▼

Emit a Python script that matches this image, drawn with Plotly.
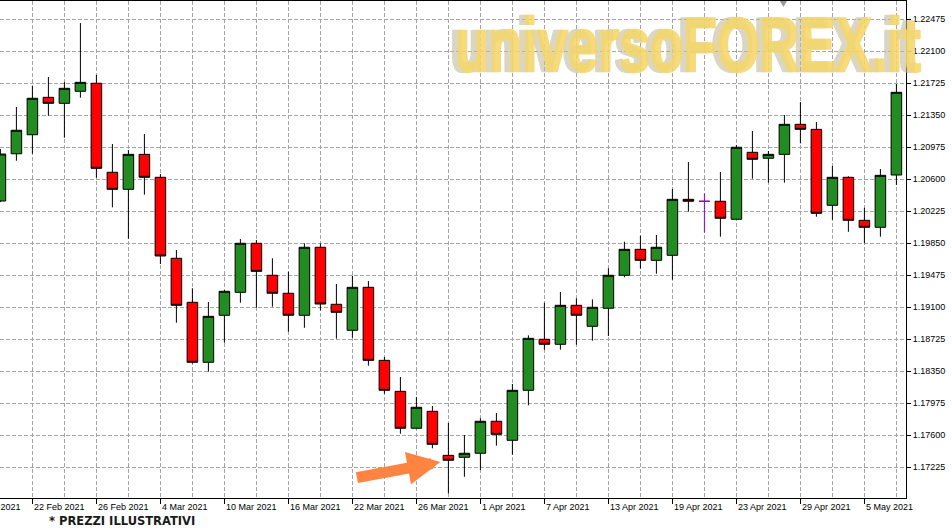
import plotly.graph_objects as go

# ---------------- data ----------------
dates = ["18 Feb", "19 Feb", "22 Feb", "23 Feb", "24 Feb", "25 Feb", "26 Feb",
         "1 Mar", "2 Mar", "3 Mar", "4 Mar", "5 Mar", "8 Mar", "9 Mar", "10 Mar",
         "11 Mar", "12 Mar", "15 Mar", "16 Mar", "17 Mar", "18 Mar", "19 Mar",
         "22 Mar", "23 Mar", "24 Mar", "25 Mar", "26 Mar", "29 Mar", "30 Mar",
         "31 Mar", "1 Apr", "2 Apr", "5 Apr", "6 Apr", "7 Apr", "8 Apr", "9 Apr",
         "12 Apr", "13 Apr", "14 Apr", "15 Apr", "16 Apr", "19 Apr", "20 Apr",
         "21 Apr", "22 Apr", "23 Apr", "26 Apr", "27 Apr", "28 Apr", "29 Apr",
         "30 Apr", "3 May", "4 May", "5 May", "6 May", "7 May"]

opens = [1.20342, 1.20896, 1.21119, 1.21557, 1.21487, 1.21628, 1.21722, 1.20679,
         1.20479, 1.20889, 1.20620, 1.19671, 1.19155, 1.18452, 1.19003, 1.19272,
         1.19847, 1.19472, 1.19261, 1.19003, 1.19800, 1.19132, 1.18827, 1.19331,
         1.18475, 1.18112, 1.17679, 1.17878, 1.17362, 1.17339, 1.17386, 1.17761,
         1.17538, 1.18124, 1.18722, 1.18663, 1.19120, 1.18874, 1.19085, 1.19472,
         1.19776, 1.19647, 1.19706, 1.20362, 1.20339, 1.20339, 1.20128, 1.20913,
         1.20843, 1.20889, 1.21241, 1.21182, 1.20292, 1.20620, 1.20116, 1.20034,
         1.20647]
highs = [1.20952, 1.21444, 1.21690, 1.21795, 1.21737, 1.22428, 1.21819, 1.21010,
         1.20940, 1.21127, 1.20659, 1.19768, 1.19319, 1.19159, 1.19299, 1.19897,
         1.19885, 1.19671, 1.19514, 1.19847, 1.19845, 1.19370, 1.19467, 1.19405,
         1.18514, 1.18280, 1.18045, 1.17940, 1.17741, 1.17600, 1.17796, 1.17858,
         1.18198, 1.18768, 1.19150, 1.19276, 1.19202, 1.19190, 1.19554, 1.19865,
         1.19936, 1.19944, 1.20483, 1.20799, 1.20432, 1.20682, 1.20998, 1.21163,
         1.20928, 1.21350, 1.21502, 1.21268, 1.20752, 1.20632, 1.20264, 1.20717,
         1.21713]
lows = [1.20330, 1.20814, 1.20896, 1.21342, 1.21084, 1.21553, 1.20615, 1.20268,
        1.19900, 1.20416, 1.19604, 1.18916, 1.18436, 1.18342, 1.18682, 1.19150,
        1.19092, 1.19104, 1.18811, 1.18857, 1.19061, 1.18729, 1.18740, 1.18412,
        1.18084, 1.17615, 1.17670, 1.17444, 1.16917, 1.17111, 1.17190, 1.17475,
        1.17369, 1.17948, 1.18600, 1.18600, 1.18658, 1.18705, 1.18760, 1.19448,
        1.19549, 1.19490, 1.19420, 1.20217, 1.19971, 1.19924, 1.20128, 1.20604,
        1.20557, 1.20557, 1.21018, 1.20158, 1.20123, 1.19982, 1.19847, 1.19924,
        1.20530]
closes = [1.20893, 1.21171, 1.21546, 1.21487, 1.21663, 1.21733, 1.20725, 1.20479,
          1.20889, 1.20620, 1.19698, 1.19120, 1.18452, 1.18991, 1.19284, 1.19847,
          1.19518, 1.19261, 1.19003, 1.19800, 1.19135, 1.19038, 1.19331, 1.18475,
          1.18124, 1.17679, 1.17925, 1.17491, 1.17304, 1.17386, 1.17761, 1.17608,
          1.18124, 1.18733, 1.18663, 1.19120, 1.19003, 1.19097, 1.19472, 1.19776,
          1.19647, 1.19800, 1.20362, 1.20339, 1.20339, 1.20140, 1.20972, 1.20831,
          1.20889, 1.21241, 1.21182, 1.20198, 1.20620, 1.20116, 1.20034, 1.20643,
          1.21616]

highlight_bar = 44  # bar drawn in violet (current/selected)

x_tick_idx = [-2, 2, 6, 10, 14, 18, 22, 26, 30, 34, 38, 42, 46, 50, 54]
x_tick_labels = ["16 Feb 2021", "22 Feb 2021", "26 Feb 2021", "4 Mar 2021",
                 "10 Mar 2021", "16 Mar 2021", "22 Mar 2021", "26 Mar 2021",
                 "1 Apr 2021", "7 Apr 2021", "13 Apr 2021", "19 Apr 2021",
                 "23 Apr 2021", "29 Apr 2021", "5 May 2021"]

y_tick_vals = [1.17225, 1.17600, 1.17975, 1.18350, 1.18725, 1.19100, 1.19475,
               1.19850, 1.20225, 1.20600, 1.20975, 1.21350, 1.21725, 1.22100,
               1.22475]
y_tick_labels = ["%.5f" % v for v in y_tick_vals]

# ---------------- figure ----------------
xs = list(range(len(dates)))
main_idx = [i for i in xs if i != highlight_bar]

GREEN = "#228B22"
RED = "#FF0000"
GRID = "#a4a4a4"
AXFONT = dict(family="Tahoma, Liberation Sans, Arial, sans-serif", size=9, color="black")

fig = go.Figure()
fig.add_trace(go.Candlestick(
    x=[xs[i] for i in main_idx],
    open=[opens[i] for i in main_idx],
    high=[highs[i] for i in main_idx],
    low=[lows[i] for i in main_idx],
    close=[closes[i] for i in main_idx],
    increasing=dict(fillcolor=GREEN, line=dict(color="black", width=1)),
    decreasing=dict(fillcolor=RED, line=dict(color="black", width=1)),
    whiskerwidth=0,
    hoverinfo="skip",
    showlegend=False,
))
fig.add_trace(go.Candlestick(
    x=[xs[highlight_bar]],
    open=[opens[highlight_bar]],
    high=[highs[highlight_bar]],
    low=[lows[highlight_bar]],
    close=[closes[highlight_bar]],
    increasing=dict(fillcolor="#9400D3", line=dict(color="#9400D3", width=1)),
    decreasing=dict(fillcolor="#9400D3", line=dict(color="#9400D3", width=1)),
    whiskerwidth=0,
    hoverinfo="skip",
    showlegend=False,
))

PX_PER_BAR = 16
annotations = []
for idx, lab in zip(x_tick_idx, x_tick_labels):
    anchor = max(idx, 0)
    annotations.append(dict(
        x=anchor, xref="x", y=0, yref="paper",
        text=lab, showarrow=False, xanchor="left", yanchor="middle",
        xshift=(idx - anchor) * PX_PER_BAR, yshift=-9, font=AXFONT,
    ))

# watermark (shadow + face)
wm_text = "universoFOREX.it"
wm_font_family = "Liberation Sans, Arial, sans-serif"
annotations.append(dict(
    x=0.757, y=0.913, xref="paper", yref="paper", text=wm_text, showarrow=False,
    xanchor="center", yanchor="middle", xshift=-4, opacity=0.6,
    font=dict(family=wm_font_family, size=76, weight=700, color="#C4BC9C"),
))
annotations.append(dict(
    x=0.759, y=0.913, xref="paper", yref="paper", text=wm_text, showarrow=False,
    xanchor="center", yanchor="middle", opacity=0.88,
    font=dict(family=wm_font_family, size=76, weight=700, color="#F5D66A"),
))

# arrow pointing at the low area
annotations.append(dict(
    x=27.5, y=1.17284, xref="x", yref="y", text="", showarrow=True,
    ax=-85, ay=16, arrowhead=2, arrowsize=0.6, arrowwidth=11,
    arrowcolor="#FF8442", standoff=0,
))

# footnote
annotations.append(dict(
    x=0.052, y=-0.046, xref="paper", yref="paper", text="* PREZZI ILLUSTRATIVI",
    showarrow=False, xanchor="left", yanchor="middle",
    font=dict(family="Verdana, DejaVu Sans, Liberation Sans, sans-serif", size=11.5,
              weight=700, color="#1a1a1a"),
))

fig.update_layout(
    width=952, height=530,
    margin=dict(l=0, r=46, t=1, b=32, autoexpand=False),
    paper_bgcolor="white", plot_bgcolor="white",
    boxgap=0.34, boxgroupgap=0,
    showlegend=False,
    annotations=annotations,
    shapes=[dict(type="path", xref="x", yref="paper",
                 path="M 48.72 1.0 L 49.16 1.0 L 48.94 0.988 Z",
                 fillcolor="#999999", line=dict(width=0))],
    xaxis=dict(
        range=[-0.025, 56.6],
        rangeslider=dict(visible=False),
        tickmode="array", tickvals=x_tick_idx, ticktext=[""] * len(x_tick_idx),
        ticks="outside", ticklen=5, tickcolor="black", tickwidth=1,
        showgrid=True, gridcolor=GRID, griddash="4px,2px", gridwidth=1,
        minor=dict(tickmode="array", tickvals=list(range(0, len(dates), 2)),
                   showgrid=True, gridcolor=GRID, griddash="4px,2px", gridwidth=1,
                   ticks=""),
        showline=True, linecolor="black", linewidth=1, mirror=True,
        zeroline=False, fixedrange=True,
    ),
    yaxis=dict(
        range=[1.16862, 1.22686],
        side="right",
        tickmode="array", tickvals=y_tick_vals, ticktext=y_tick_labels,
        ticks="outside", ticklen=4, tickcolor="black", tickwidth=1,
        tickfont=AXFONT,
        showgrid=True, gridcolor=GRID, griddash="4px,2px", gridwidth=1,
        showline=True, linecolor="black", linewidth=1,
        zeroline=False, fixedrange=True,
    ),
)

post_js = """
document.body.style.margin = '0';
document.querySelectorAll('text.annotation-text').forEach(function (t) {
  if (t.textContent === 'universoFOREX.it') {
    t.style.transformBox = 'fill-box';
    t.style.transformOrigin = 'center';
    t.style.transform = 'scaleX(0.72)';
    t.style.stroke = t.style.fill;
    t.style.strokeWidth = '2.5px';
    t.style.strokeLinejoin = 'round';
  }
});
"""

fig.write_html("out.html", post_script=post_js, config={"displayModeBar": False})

▲

> _What you will do_: Exactly restate the lines from the beginning of the data through the line with "import plotly.graph_objects as go", and no others, keeping pictures out.

> _Solution_:
Emit a Python script that matches this image, drawn with Plotly.
import plotly.graph_objects as go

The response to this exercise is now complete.